Il “Dottor S” e il “Signor H”. C’è un fattore nuovo, diverso, unico nell’ultimo adattamento teatrale della Coscienza di Zeno, il romanzo di Italo Svevo pubblicato nel 1923 e di cui un anno fa sono stati celebrati i cento anni di vita grazie al debutto a Trieste (la città dello scrittore, in cui si ambienta la storia) di questo nuovo spettacolo, diretto dal regista Paolo Valerio, che da un anno è in giro per l’Italia (dal 29 ottobre al 3 novembre è al teatro Carcano di Milano, poi a Mestre, a Vicenza, a Udine, a Forlì, a Napoli e in tutto il Sud Italia: da Palermo a Foggia, a Salerno).

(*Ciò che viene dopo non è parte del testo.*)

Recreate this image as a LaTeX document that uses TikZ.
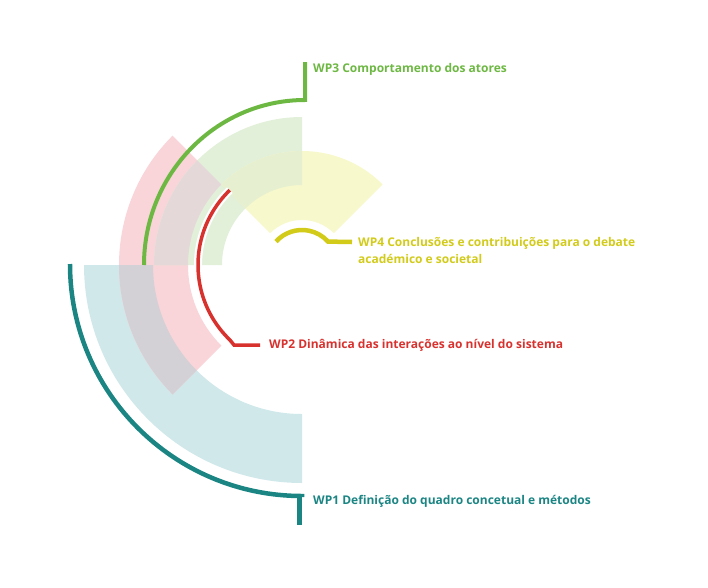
\documentclass[tikz,border=0pt]{standalone}
\usepackage{fontspec}
\setmainfont{Open Sans}
\usepackage{tikz}
\usetikzlibrary{calc}

\definecolor{wpteal}{HTML}{1B8584}
\definecolor{wpred}{HTML}{D8322F}
\definecolor{wpgreen}{HTML}{6DB843}
\definecolor{wpyellow}{HTML}{D2CB1A}
\definecolor{tealfill}{HTML}{D1E8EA}
\definecolor{pinkfill}{HTML}{F9D5D9}
\definecolor{greenfill}{HTML}{E2F0DA}
\definecolor{yellowfill}{HTML}{F8F8CD}
\definecolor{tealpink}{HTML}{D3D1D5}
\definecolor{pinkgreen}{HTML}{E5D8D8}
\definecolor{greenyellow}{HTML}{E6EFCF}

% annular sector: colour, from angle, to angle, inner radius, outer radius
\newcommand{\wpband}[5]{\fill[#1] (#2:#5) arc (#2:#3:#5) -- (#3:#4) arc (#3:#2:#4) -- cycle;}

\begin{document}
\begin{tikzpicture}[x=1pt,y=1pt,
	wpline/.style={line width=4.5pt},
	halo/.style={preaction={draw=white,line width=8pt}},
	wptext/.style={anchor=west,inner sep=0pt,font=\fontsize{12}{17}\selectfont\bfseries}]
		\useasboundingbox (-302,-322) rectangle (406,265);
		
		% Bands
		\wpband{tealfill}{180}{270}{149}{218}
		\wpband{pinkfill}{135}{225}{114}{183}
		\wpband{greenfill}{90}{180}{80}{148}
		\wpband{yellowfill}{45}{135}{45}{114}
		% Overlaps
		\wpband{tealpink}{180}{225}{149}{183}
		\wpband{pinkgreen}{135}{180}{114}{148}
		\wpband{greenyellow}{90}{135}{80}{114}
		
		% Nodes
		\node[wptext,text=wpgreen] (WP3) at (11,196) {WP3 Comportamento dos atores};
		\node[wptext,text=wpyellow,align=left] (WP4) at (56,14.5) {WP4 Conclusões e contribuições para o debate\\académico e societal};
		\node[wptext,text=wpred] (WP2) at (-33,-80) {WP2 Dinâmica das interações ao nível do sistema};
		\node[wptext,text=wpteal] (WP1) at (11,-236) {WP1 Definição do quadro concetual e métodos};
		
		\coordinate (g0) at (-158,0);
		\coordinate (g1) at (3,203);
		\coordinate (y0) at (138:35);
		\coordinate (y1) at (50,23);
		\coordinate (r0) at (134:104);
		\coordinate (t0) at (-232,1);
		\coordinate (t1) at (-2.5,-229.5);
		\coordinate (t2) at (-2.5,-260);
		
		% Brackets
		\draw[wpline,wpteal] (t0) arc (180:270:232) -- (0,-232);
		\draw[wpline,wpteal] (t1) -- (t2);
		\draw[wpline,wpgreen,line width=4pt] (g0) arc [start angle=180,end angle=90,x radius=161,y radius=165] -- (g1);
		\draw[wpline,wpred,line width=3.5pt,halo] (r0) arc (134:226:104) -- (-68,-80) -- ([xshift=-9pt]WP2.west);
		\draw[wpline,wpyellow] (y0) arc (138:42:35) -- (y1);
	\end{tikzpicture}
\end{document}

Il fattore nuovo, oltre alle originalissime scelte di messinscena, è Alessandro Haber, che porta sul palcoscenico uno Zeno Cosini assolutamente inedito. Il carisma potentissimo del settantasettenne attore bolognese e la sua recitazione fuori dagli schemi (in alcuni momenti, forse, persino troppo) fanno di questa Coscienza una specie di opera prima, mai vista, fra l’altro accompagnata dalla bellissima colonna sonora, dal respiro “imperiale”, di Oragravity.
La storia - che si apre e si chiude con due monologhi da applausi da parte di Haber - è innescata (esattamente come nel romanzo) dalla lettera del Dottor S, il quale spiega di voler rendere pubbliche “per vendetta” le memorie di un ex paziente, Zeno Cosini (ricco commerciante senza meta, malato immaginario), che ha irriso e abbandonato le sue sedute di psicanalisi, ferendolo profondamente.
Eppure sono due i protagonisti di questa nuova Coscienza: il vecchio Zeno - Haber, appunto, che fa anzitutto da voce narrante - e il giovane Zeno guidato e spesso anche sostituito (fisicamente e in battuta) dal suo alter ego più anziano. Una scelta coraggiosa, e azzeccata: se, da una parte, il regista sacrifica un po’ il racconto lineare e classico delle precedenti versioni, dall’altra, gli conferisce una profondità più efficace, grazie anche all’amplificazione prodotta da un grande schermo circolare posto sullo sfondo, dove passa il flusso di pensieri e di ricordi del protagonista, che psicanalizza da cima a fondo la propria esistenza. Sdoppiando il personaggio di Zeno, il regista rende quasi tangibile il dialogo fra il sé stesso di oggi e quello di ieri, ma anche il confronto con gli altri personaggi che hanno abitato la sua vita, e la sua coscienza.
Autoironico e ansimante, Haber - che miscela quasi istintivamente leggerezza e profondità - accompagna il pubblico nel labirinto di una mente nevrotica e bugiarda (almeno secondo gli schemi borghesi del tempo), ossessionata dal fumo, dalle donne, dal rapporto col padre e con la famiglia della moglie Augusta. Ormai tutto è accaduto: ripercorrendo la propria vita, Zeno/Haber tenta solo di cambiare qualcosa dentro di sé, congedandosi con un monologo finale strepitoso, in cui (mentre alle sue spalle l’occhio inquietante del Dottor S lo spia da chissà dove) il protagonista - forse guarito, o forse definitivamente pazzo - immagina il mondo ormai abbandonato alla furia cieca dell’essere umano (reduce dalla catastrofe della Prima guerra mondiale), che lo condurrà verso un’esplosione finale, in grado di distruggerlo, ma anche - ora la sua coscienza ne è certa - di purificarlo.